Last Wednesday, Raila did endorsed recommendations by the IEBC committee but said the President should not play a role in appointing commissioners.

“I would not want the President to have a role in selecting IEBC commissioners but I hope he will find it necessary to consult me,” he said.

It appears Raila’s concern was not understood by the public, as the provision on the President’s role is buried deep in the voluminousbill.

Grumbling opposition lawmakers are yet to come out publicly to talk about the President’s powers.

“Raila himself is shaken to the core. Jakom couldn’t believe Orengo allowed Uhuru to appoint commissioners,” a source familiar with behind-the-scene intrigues told the Star.

Suna East MP Junet Mohamed, a Cord negotiator, reportedly stormed out of a final session to protest concessions to Jubilee.

Today, Cord’s Parliamentary Group meeting will be co-chaired by Raila, Wiper Leader Kalonzo Musyoka and Ford Kenya’s Moses Wetang’ula. Issues in the report will be thrashed out.

The meeting, including Cord governors, will be held at historic Ufungamano House in Nairobi.

Already, six Nyanza MPs have rejected the report, saying only a new voter register can fix inaccuracies in the IEBC


The joint committee, however, endorsed a plan to have the register scrutinised in a forensic audit by a “firm of international repute”.

ODM national chairman John Mbadi (Suba), Peter Kaluma (Homa Bay town), Opiyo Wandayi (Ugunja) Nicholas Gumbo (Rarieda) and Fred Outa (Nyando) opposed a forensic audit.

“We do not need a forensic audit.Our push for a new one is non-negotiable and the parliamentary team should have known this early enough,” Mbadi said last week.

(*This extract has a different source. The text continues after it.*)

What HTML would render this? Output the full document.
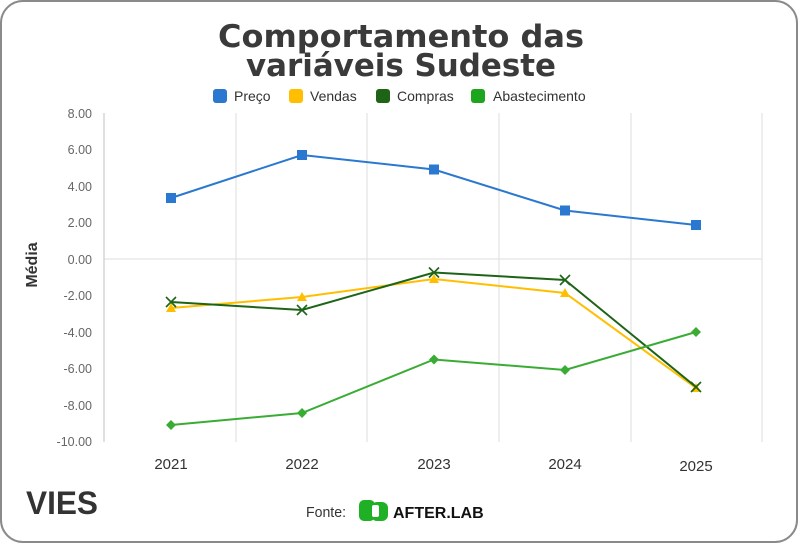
<!DOCTYPE html>
<html><head><meta charset="utf-8"><style>
html,body{margin:0;padding:0;background:#fff;}
svg{display:block;font-family:"Liberation Sans",sans-serif;}
</style></head><body>
<svg width="799" height="544" viewBox="0 0 799 544">
<rect x="1" y="1" width="796" height="541" rx="22" ry="22" fill="#fff" stroke="#8a8a8a" stroke-width="2"/>
<g font-family="'DejaVu Sans',sans-serif" font-size="31" font-weight="bold" fill="#3a3a3a" text-anchor="middle">
<text x="401" y="47" textLength="366" lengthAdjust="spacingAndGlyphs">Comportamento das</text>
<text x="401" y="76" textLength="310" lengthAdjust="spacingAndGlyphs">variáveis Sudeste</text>
</g>
<g font-size="14" fill="#333">
<rect x="213" y="89" width="14" height="14" rx="3" fill="#2a78d0"/><text x="234" y="101">Preço</text>
<rect x="289" y="89" width="14" height="14" rx="3" fill="#ffbf00"/><text x="310" y="101">Vendas</text>
<rect x="376" y="89" width="14" height="14" rx="3" fill="#1e6417"/><text x="397" y="101">Compras</text>
<rect x="471" y="89" width="14" height="14" rx="3" fill="#1ea51e"/><text x="493" y="101">Abastecimento</text>
</g>
<g stroke="#e3e3e3" stroke-width="1.2">
<line x1="236" y1="113" x2="236" y2="442"/><line x1="367" y1="113" x2="367" y2="442"/>
<line x1="499" y1="113" x2="499" y2="442"/><line x1="631" y1="113" x2="631" y2="442"/>
<line x1="762" y1="113" x2="762" y2="442"/>
<line x1="104" y1="259" x2="762" y2="259"/>
</g>
<line x1="104" y1="113" x2="104" y2="442" stroke="#ccc" stroke-width="1.2"/>
<g font-size="12.5" fill="#666" text-anchor="end">
<text x="92" y="118">8.00</text><text x="92" y="154">6.00</text><text x="92" y="191">4.00</text>
<text x="92" y="227">2.00</text><text x="92" y="264">0.00</text><text x="92" y="300">-2.00</text>
<text x="92" y="337">-4.00</text><text x="92" y="373">-6.00</text><text x="92" y="410">-8.00</text>
<text x="92" y="446">-10.00</text>
</g>
<text transform="translate(37,265) rotate(-90)" text-anchor="middle" font-size="16" font-weight="bold" fill="#333">Média</text>
<g font-size="15" fill="#333" text-anchor="middle">
<text x="171" y="469">2021</text><text x="302" y="469">2022</text><text x="434" y="469">2023</text>
<text x="565" y="469">2024</text><text x="696" y="471">2025</text>
</g>
<polyline points="171,198 302,155 434,169.5 565,210.5 696,225" fill="none" stroke="#2a78d0" stroke-width="2"/>
<g fill="#2a78d0"><rect x="166" y="193" width="10" height="10"/><rect x="297" y="150" width="10" height="10"/><rect x="429" y="164.5" width="10" height="10"/><rect x="560" y="205.5" width="10" height="10"/><rect x="691" y="220" width="10" height="10"/></g>
<polyline points="171,308 302,297 434,279 565,293 696,388" fill="none" stroke="#ffbf00" stroke-width="2"/>
<g fill="#ffbf00"><path d="M171,303l5,9h-10z"/><path d="M302,292l5,9h-10z"/><path d="M434,274l5,9h-10z"/><path d="M565,288l5,9h-10z"/><path d="M696,383l5,9h-10z"/></g>
<polyline points="171,302 302,310 434,272.5 565,280 696,387" fill="none" stroke="#1e6417" stroke-width="2"/>
<g stroke="#1e6417" stroke-width="1.6"><path d="M166,297l10,10M176,297l-10,10"/><path d="M297,305l10,10M307,305l-10,10"/><path d="M429,267.5l10,10M439,267.5l-10,10"/><path d="M560,275l10,10M570,275l-10,10"/><path d="M691,382l10,10M701,382l-10,10"/></g>
<polyline points="171,425 302,413 434,359.5 565,370 696,332" fill="none" stroke="#3aac34" stroke-width="2"/>
<g fill="#3aac34"><path d="M171,420l5,5l-5,5l-5,-5z"/><path d="M302,408l5,5l-5,5l-5,-5z"/><path d="M434,354.5l5,5l-5,5l-5,-5z"/><path d="M565,365l5,5l-5,5l-5,-5z"/><path d="M696,327l5,5l-5,5l-5,-5z"/></g>
<text x="26" y="514" font-size="32" font-weight="bold" fill="#333" textLength="72" lengthAdjust="spacingAndGlyphs">VIES</text>
<text x="306" y="517" font-size="15" fill="#333" textLength="40" lengthAdjust="spacingAndGlyphs">Fonte:</text>
<rect x="359" y="500" width="16" height="21" rx="5" fill="#1fb025"/>
<rect x="371" y="502" width="17" height="19" rx="6" fill="#1fb025"/>
<rect x="372" y="505" width="7" height="12" rx="2" fill="#fff"/>
<text x="393" y="518" font-size="16" font-weight="bold" fill="#111">AFTER.LAB</text>
</svg>
</body></html>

Last year, Jubilee lawmakers slipped a provision into the Judicial Service Commission Act allowing Uhuru to chose the next Chief Justice from three nominees.

The provision was nullified by the High Court, declaring it unconstitutional and a violation of the principle of separation of powers.

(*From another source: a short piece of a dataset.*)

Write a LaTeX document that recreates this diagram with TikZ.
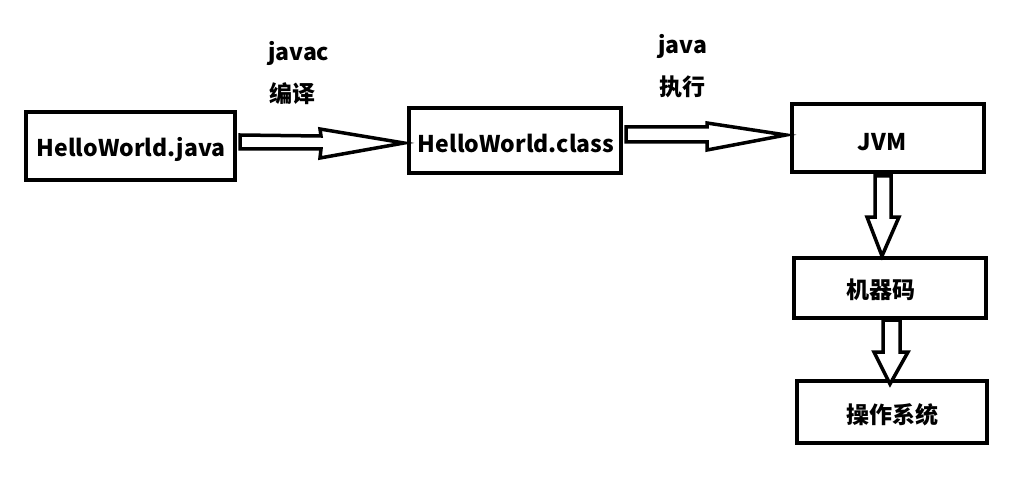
\documentclass[tikz,border=0pt]{standalone}
\usepackage{fontspec}
\setmainfont{Noto Sans CJK SC}
\begin{document}
\begin{tikzpicture}[x=1pt,y=-1pt,
  box/.style={draw=black,line width=4pt,fill=white,inner sep=0pt,font=\fontsize{23}{26}\selectfont\bfseries},
  lbl/.style={inner sep=0pt,font=\fontsize{23}{26}\selectfont\bfseries},
  barrow/.style={draw=black,line width=3.5pt,fill=white,line join=miter}]
\useasboundingbox (0,0) rectangle (1034,500);
% boxes
\node[box,minimum width=209pt,minimum height=68pt] (hj) at (130.5,146) {};
\node[lbl] (thj) at (131,149) {HelloWorld.java};
\node[box,minimum width=212pt,minimum height=65pt] (hc) at (515,140.5) {};
\node[lbl] (thc) at (516,143) {HelloWorld.class};
\node[box,minimum width=192pt,minimum height=68pt] (jvm) at (888,138) {};
\node[lbl] (tjvm) at (882,142) {JVM};
\node[box,minimum width=192pt,minimum height=60pt] (mc) at (890,288) {};
\node[lbl] (tmc) at (881,290) {机器码};
\node[box,minimum width=190pt,minimum height=62pt] (os) at (892,412) {};
\node[lbl] (tos) at (892,415) {操作系统};
% labels
\node[lbl,anchor=base west] (l1) at (268,61) {javac};
\node[lbl] (l2) at (292.5,93.5) {编译};
\node[lbl,anchor=base west] (l3) at (658,54) {java};
\node[lbl] (l4) at (682,86.5) {执行};
% block arrows
\draw[barrow] (240,135) -- (321,136) -- (320,129) -- (404,143) -- (320,158) -- (321,149) -- (240,149) -- cycle;
\draw[barrow] (626,127) -- (707,127) -- (707,123) -- (786,135) -- (707,150) -- (707,142) -- (626,142) -- cycle;
\draw[barrow] (875,176) -- (891,176) -- (891,217) -- (899,217) -- (882,256) -- (867,217) -- (875,217) -- cycle;
\draw[barrow] (883,320) -- (900,320) -- (900,352) -- (908,352) -- (890,384) -- (874,352) -- (883,352) -- cycle;
\end{tikzpicture}
\end{document}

Yesterday, lawyer Harun Ndumbi told the Star that ideally the IEBC selection panel should give Uhuru only seven names, recalling the High Court decision on CJ selection by the head of state.

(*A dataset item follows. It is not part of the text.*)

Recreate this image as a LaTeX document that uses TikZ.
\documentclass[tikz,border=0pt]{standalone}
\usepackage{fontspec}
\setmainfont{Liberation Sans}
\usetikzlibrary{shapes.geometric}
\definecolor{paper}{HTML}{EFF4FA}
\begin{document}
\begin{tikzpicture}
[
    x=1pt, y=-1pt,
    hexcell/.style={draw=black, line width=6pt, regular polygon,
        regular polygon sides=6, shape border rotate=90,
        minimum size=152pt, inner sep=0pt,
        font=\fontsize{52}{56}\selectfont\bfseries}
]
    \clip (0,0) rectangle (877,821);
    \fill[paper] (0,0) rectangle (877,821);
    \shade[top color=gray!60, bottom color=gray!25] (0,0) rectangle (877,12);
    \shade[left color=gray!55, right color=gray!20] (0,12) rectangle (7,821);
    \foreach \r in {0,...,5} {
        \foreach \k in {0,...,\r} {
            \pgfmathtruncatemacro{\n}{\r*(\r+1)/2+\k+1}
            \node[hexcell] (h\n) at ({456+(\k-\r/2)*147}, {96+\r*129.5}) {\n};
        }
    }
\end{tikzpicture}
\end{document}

“In order to ensure transparency and accountability, it’s important the role of the President is reduced significantly so people can trust the institution that has been created,” Ndumbi said.

“They are giving him [Uhuru] powers to exercise discretion, which is partisan, and therefore in a sense the President becomes an interested party in the decisions he is making. This is why I think it was outrightly wrong because we are setting [up] a political crisis.”

In 2007 President Mwai Kibaki single-handedly picked members of the old Electoral Commission of Kenya. That decision is partly blamed for the country’s descent into bloodshed after bungled presidential polls.

Cord initially had pushed for the new electoral body chosen by political parties in accordance with their numerical strength in Parliament. The opposition made concessions, however, agreeing the commission will be recruited by a panel of nine.

Four people would be nominated by the Parliamentary Service Commission, one would be nominated by the Kenya Conference of Catholic Bishops.

The National Council of Churches of Kenya is to pick one person, while two would separately be nominated by the Evangelical Alliance of Kenya and the Hindu Council of Kenya.

The last person would be nominated by the Supreme Council of Kenya Muslims, the National Muslim Leaders Forum and the Council of Imams and Preachers of Kenya.

But there are concerns, not expressed publicly, the church hierarchy involved are dominated by individuals from the Mount Kenya and likely to favour the President.

On Saturday, Orengo said those complaining Cord lost out in the negotiations were “locked in darkness of cynicism and skepticism”.

“You hypocrites! You unbelievers! The Report and Draft Bills are a result of hard negotiations carried out against the backdrop of great sacrifices and heroic struggles of our people who died for freedom,” Orengo said.

“Cord’s pathway to electoral victory has been safeguarded now and protected by a revolutionary change of the election laws that constitutes both a qualitative and quantitative leap in the electoral system.”